Есть, разумеется, и позитивные исключения в виде, например, программы обучения соотечественников в российских вузах, но на общую картину они практически не влияют.
После 2022 года страны Центральной Азии превратились для России в важный транспортно-логистический и финансовый хаб. В условиях продолжающихся военных действий на Украине и санкционной войны с Западом обострять отношения со странами региона тем более ни к чему, но при этом давно назрела необходимость чёткой артикуляции позиции Российского государства по многочисленным фактам вытеснения русского языка, снижения его сферы применения, дискриминации русских и русскоязычных соотечественников по языковому и национальному признакам.

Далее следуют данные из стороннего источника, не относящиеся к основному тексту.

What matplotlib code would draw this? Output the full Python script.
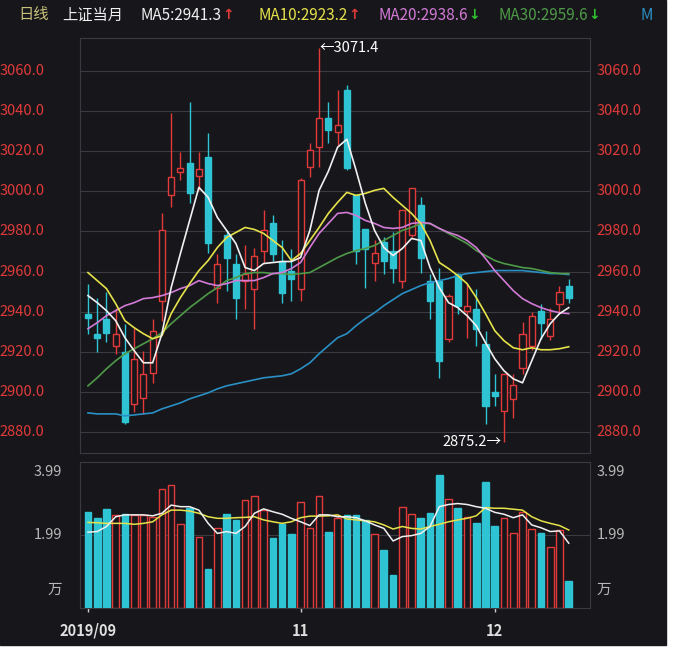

Одним из выходов могло бы стать введение условного экономического индекса «Русского мира», в котором бы регулярно на основе мониторинга общественно-политического поля тех или иных стран отражались как проявления русофилии, так и тенденции русофобии, дерусификации, искажений общего исторического прошлого и т. д. Для стран с положительным индексом «Русского мира» должны быть предусмотрены дополнительные экономические стимулы – льготные кредиты, инвестиции, новые экономические проекты. Для стран с отрицательным индексом также должны быть предусмотрены меры экономического воздействия – дополнительные таможенные пошлины, торговые ограничения и санкции. И когда местные элиты поймут, что дерусификация и русофобия грозят ударом по их же собственным карманам, может быть, что-то начнёт меняться в лучшую сторону.